- _Problem to work on_
Pick out each line containing the string "diagram".

--- start of Excerpted data ---

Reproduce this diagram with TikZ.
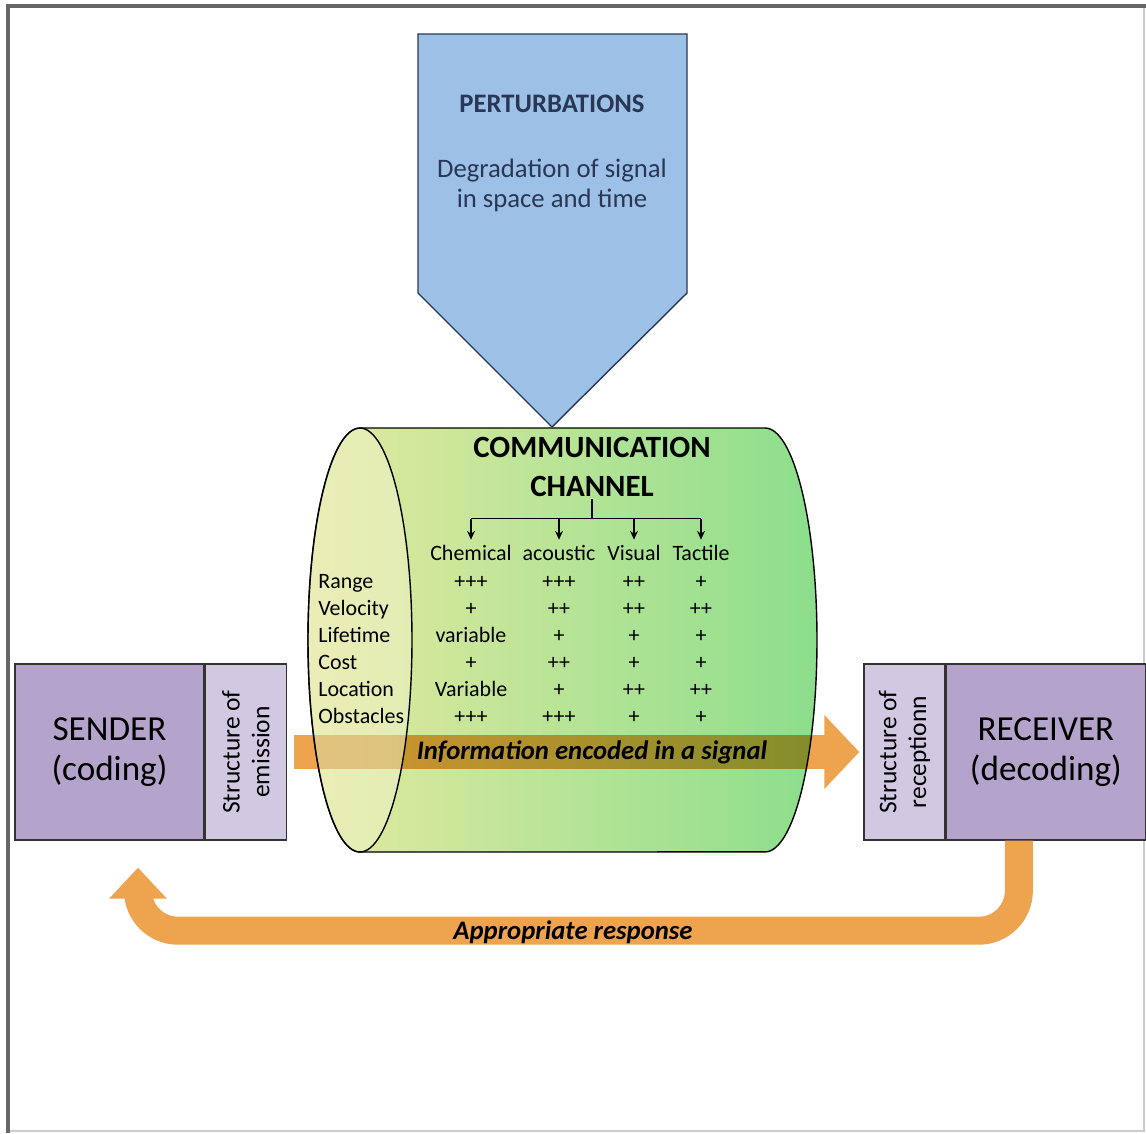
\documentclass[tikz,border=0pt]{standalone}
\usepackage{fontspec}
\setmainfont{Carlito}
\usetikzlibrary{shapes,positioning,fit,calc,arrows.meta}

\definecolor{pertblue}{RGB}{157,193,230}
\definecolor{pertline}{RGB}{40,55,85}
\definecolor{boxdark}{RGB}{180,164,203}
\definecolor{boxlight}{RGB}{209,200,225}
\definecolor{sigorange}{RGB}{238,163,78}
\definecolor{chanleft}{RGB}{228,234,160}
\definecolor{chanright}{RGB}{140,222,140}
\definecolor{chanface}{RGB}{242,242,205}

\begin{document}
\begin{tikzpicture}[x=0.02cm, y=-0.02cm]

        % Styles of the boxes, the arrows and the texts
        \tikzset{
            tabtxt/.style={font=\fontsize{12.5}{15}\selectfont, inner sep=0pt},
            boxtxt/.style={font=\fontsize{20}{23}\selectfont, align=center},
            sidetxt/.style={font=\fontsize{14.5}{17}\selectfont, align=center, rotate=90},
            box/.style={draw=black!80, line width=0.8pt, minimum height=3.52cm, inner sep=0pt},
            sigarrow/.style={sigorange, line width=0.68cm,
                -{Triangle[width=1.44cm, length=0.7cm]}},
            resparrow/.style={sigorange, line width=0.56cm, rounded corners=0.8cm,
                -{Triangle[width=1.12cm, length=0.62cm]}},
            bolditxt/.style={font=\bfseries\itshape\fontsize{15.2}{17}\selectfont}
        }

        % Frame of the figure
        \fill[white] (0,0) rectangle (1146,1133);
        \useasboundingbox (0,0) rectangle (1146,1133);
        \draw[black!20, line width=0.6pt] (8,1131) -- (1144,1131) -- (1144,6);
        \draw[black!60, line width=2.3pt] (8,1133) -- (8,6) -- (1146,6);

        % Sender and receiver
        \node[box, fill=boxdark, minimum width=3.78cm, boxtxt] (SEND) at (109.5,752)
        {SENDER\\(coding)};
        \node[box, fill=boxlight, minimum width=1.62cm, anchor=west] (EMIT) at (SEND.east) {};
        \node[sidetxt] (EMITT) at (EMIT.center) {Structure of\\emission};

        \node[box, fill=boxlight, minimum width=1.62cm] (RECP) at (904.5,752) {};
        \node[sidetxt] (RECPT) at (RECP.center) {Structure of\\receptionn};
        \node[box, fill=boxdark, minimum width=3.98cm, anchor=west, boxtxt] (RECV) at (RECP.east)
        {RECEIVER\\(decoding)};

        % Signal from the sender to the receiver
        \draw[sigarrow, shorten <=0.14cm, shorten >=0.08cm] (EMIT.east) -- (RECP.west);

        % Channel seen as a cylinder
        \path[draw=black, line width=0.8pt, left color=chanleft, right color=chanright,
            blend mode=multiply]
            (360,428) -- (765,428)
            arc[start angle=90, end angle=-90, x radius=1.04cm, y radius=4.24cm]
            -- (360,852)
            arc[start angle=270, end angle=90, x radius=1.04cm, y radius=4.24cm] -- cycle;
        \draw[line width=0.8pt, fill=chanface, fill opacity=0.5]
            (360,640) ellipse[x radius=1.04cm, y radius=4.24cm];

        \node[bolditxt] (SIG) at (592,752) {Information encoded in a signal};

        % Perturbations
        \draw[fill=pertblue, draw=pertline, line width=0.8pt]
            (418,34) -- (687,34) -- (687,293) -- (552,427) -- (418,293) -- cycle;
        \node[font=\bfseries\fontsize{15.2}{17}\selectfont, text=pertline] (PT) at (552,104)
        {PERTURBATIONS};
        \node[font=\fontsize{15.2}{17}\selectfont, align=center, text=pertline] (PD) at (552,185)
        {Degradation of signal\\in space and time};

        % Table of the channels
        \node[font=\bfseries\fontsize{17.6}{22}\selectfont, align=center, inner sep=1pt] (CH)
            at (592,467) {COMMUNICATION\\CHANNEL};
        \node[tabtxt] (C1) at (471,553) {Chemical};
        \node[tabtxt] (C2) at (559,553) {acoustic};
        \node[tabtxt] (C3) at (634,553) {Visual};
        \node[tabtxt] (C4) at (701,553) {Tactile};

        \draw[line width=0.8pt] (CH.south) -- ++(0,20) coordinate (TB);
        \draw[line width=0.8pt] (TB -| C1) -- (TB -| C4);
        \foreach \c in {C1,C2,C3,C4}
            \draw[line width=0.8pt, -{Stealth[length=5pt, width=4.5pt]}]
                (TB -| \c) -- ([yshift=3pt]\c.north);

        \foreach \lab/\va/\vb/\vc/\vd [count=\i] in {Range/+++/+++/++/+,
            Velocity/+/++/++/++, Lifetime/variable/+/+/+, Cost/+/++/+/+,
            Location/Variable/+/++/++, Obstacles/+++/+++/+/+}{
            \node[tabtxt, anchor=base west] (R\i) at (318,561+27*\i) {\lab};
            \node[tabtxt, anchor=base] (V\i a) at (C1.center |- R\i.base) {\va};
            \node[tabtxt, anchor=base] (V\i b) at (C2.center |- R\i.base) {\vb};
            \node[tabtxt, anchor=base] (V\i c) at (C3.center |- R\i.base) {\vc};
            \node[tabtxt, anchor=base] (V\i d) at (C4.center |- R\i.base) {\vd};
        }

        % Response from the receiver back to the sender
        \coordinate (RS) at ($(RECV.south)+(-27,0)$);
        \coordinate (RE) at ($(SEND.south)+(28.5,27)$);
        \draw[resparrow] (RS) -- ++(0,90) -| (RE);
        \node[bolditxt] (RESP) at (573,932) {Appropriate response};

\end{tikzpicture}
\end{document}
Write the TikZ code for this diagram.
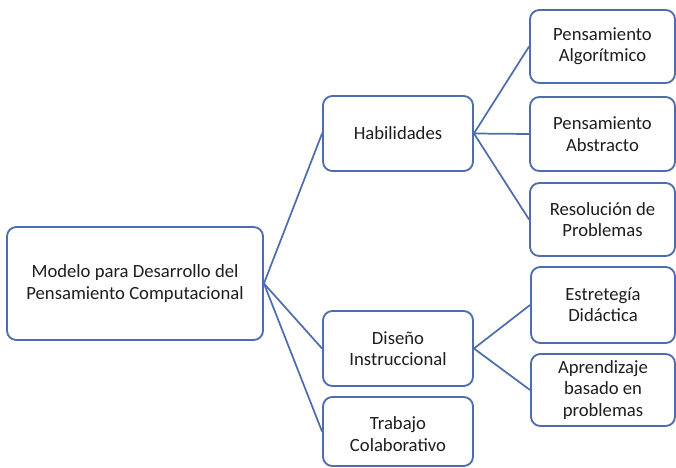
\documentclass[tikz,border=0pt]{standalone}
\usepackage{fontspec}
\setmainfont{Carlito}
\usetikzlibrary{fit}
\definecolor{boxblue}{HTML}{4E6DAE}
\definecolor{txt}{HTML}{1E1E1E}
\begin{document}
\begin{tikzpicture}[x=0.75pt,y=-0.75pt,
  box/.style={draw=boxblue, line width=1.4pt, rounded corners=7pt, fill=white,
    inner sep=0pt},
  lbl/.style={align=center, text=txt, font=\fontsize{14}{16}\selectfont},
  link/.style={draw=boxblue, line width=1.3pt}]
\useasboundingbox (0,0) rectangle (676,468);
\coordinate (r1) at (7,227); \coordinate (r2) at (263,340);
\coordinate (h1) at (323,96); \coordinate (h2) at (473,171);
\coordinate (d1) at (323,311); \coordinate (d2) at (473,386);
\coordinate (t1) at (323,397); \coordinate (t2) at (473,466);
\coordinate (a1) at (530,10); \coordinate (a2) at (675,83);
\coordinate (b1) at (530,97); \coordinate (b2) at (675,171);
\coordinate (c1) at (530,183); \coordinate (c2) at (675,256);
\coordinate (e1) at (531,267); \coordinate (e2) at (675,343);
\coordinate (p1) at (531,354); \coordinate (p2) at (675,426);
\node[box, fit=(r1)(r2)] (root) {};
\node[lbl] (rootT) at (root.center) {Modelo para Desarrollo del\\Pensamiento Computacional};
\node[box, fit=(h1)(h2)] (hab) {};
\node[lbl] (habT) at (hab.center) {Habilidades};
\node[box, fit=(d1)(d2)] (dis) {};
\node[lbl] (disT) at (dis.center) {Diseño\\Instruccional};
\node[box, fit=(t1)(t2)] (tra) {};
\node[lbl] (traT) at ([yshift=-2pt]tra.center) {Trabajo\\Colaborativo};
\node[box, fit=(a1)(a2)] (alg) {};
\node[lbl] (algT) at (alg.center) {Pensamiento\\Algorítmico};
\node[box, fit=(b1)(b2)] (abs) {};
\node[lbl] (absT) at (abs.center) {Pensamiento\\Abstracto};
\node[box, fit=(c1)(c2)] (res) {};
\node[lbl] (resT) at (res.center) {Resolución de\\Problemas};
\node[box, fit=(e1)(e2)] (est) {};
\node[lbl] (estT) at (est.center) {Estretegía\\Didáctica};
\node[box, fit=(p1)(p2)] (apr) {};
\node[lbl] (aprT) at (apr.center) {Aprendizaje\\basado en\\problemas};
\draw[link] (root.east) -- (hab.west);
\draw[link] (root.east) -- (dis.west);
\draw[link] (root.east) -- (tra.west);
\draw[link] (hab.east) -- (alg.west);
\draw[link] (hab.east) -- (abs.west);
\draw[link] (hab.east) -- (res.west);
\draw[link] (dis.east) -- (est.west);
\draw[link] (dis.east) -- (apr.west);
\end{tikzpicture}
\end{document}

--- end of Excerpted data ---

- _Exercise answer_
Reproduce this diagram with TikZ.
Write the TikZ code for this diagram.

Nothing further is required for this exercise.